**THE TASK:** From the entries that follow, gather each line holding the word "this".
####
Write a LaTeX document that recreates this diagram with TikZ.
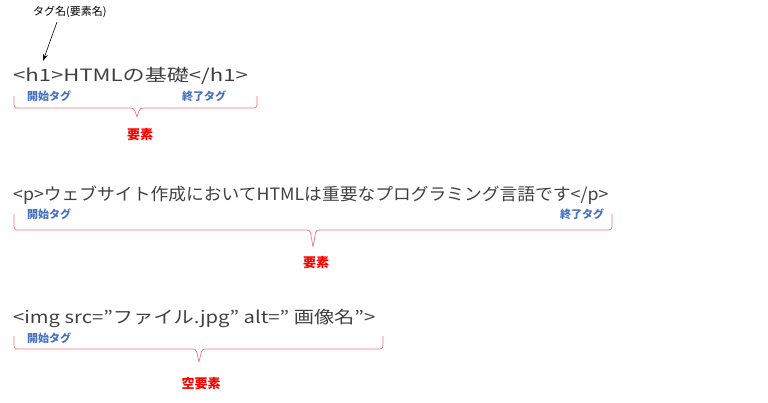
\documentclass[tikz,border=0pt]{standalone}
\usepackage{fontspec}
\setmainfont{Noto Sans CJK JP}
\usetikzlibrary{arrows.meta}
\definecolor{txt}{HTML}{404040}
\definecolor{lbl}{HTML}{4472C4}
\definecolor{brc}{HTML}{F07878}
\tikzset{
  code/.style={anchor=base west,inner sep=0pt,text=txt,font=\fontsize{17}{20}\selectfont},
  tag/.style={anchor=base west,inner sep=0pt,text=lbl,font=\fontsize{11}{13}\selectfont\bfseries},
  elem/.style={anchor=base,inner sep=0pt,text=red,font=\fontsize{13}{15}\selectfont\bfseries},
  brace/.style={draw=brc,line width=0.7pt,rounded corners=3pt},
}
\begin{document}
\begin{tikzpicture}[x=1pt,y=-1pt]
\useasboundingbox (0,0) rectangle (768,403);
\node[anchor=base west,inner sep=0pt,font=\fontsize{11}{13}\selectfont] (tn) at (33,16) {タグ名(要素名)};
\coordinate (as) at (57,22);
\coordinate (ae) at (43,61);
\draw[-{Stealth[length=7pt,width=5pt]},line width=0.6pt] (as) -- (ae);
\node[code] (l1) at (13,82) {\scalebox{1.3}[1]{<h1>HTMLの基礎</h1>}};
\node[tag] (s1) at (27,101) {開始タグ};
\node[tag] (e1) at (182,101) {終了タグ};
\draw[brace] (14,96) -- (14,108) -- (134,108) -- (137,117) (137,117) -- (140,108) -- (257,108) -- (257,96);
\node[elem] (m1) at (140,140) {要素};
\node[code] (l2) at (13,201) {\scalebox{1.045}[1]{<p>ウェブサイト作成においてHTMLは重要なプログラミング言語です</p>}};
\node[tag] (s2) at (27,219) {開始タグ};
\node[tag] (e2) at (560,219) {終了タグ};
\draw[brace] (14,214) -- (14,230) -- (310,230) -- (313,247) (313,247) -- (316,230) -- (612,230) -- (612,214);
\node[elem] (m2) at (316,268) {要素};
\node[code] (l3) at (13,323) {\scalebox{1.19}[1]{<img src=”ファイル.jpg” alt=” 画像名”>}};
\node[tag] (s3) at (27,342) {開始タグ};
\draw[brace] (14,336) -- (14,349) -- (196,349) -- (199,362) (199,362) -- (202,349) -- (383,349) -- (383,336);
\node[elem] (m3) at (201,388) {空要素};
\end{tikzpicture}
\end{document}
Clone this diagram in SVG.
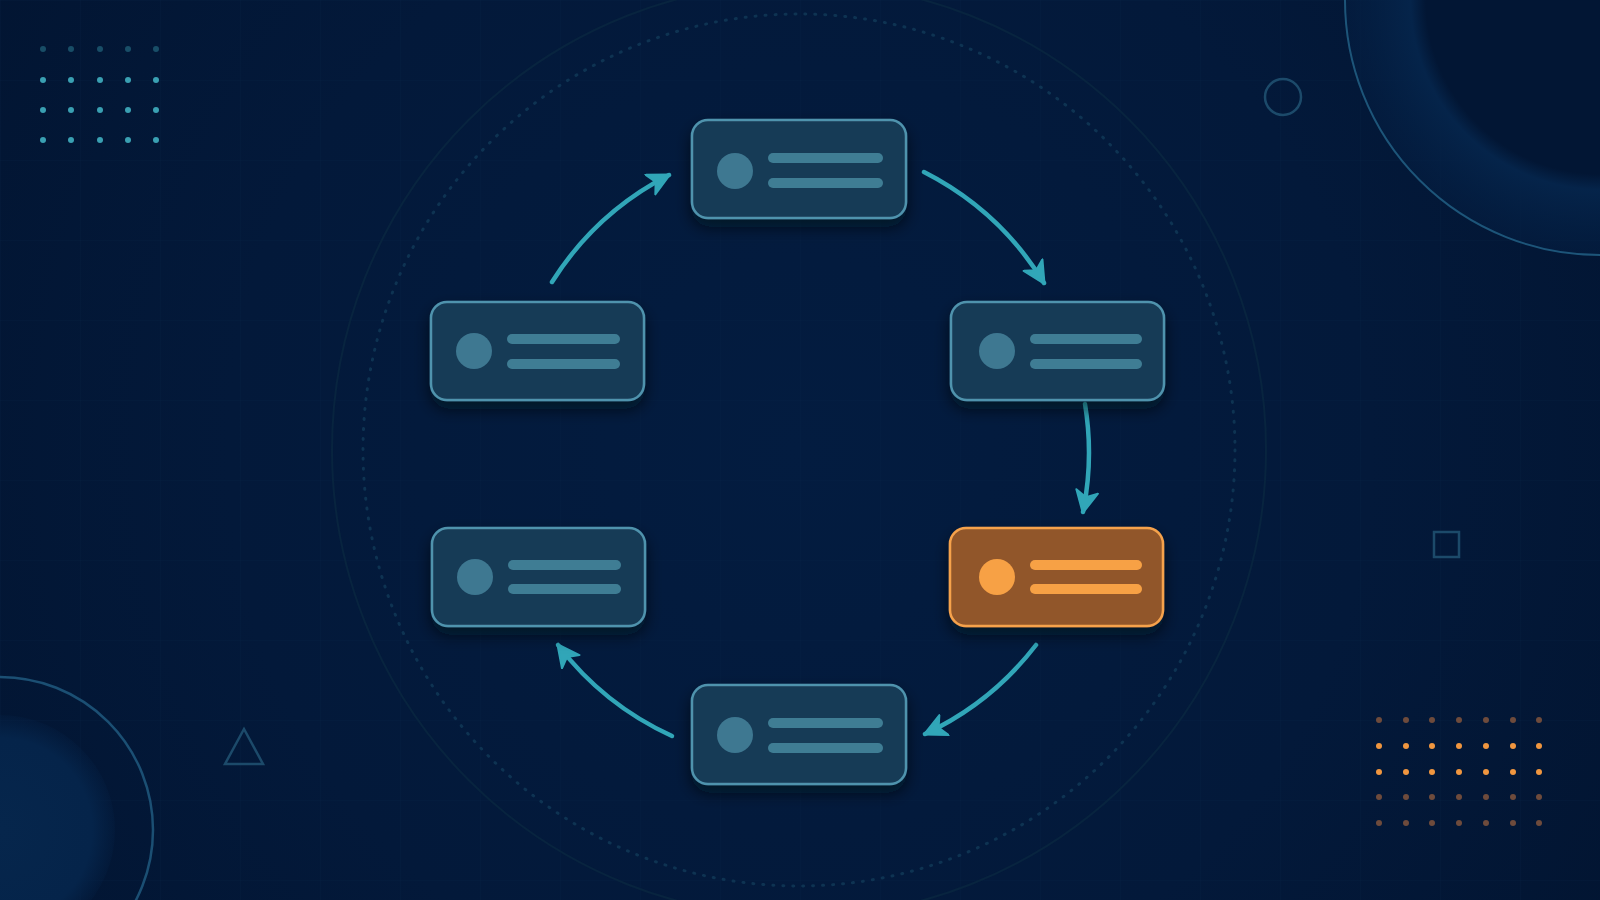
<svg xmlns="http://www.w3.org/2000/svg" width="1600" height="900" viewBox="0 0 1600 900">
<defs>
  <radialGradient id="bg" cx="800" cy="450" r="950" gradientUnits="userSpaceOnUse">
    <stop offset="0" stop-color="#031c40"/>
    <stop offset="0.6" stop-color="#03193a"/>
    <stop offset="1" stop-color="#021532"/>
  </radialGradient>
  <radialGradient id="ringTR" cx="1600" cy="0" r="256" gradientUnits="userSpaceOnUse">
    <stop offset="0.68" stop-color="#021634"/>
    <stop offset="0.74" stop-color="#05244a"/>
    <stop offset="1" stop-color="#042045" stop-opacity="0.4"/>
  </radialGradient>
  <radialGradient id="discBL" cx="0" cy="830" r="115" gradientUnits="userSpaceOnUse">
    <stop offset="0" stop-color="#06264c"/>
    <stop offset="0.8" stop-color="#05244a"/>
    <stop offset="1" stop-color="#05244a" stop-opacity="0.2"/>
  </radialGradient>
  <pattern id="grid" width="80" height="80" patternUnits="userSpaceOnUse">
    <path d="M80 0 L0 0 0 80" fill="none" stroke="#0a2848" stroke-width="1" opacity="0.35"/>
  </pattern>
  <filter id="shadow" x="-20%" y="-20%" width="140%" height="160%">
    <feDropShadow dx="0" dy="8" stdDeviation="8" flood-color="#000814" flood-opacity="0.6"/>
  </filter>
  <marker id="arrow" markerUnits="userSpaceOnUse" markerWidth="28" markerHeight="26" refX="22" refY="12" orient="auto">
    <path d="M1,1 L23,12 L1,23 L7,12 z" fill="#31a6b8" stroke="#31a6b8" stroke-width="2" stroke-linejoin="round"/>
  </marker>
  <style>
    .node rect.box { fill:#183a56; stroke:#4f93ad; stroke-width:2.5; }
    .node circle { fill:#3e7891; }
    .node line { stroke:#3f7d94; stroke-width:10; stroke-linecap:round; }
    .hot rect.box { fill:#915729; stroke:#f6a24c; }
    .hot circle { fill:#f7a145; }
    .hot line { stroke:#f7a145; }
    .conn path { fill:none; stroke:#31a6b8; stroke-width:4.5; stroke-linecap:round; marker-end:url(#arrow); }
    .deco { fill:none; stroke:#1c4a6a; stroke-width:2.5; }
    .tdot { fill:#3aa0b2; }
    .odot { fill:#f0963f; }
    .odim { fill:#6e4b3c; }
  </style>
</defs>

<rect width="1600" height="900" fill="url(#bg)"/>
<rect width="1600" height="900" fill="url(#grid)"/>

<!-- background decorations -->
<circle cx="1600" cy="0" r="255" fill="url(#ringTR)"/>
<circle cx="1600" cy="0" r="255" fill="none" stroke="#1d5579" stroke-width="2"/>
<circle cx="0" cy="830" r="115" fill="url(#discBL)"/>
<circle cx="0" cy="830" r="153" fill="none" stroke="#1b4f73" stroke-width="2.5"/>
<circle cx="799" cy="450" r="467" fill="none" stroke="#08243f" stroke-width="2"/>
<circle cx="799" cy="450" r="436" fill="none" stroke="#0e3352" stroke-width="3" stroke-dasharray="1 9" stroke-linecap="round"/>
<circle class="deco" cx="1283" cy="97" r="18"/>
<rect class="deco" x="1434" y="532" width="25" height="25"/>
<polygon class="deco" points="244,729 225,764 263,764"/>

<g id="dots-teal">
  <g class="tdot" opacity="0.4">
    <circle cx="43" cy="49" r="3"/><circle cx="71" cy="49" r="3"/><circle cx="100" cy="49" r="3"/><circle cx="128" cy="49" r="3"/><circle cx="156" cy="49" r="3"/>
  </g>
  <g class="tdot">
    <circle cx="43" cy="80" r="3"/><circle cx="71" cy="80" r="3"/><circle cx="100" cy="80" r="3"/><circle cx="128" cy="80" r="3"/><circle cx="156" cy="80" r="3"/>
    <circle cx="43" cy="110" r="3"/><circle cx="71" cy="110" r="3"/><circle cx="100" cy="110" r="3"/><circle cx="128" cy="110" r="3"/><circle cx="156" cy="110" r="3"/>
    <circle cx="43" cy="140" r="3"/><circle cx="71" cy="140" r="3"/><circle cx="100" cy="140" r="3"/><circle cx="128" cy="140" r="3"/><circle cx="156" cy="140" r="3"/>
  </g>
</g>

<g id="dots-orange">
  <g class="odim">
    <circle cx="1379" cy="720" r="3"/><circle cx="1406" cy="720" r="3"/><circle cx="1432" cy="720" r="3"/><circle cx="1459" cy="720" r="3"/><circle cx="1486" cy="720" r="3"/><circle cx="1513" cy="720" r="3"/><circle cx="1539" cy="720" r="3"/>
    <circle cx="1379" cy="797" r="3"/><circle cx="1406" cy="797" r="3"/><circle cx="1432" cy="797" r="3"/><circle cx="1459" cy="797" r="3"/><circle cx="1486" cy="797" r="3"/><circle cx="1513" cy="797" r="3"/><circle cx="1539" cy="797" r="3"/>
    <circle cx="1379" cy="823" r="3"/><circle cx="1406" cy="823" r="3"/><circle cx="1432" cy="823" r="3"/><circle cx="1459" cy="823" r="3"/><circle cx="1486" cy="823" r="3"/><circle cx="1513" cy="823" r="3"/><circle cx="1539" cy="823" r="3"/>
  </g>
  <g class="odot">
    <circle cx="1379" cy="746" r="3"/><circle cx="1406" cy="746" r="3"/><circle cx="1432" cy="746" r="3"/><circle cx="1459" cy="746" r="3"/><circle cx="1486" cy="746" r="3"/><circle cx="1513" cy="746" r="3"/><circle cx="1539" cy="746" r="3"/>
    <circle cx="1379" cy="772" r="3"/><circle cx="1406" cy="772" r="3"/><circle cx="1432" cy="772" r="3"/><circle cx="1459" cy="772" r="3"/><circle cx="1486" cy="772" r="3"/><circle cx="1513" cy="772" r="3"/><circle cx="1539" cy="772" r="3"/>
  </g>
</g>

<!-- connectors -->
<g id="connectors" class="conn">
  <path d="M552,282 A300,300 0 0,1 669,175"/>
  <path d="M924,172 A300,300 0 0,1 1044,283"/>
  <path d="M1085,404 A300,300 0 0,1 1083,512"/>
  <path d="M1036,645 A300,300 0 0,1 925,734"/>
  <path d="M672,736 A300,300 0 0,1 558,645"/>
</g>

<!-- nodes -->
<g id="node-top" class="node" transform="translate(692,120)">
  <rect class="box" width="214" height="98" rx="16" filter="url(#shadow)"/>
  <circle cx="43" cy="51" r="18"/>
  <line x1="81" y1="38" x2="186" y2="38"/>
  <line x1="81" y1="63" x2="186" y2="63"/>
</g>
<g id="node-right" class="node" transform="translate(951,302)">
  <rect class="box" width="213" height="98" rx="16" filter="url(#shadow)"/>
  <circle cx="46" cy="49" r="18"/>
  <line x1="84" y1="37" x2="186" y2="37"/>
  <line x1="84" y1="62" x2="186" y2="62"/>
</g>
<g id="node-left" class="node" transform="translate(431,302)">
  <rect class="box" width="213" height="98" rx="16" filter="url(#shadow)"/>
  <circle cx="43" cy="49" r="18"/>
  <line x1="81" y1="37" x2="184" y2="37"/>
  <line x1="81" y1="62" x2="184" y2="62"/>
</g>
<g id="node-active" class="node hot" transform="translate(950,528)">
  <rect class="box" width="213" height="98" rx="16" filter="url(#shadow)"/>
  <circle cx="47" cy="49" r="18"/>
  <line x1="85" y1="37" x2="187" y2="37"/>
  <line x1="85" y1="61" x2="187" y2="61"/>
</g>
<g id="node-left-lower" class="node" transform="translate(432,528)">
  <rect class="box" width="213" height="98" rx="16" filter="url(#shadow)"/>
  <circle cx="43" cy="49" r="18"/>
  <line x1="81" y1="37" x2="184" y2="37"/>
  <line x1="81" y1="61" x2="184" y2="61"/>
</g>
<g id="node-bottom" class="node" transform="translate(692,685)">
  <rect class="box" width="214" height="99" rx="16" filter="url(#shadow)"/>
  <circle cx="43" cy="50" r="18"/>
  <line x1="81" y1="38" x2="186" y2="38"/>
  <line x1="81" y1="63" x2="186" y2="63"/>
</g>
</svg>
####
**COMPLETED EXERCISE:**
Write a LaTeX document that recreates this diagram with TikZ.
Clone this diagram in SVG.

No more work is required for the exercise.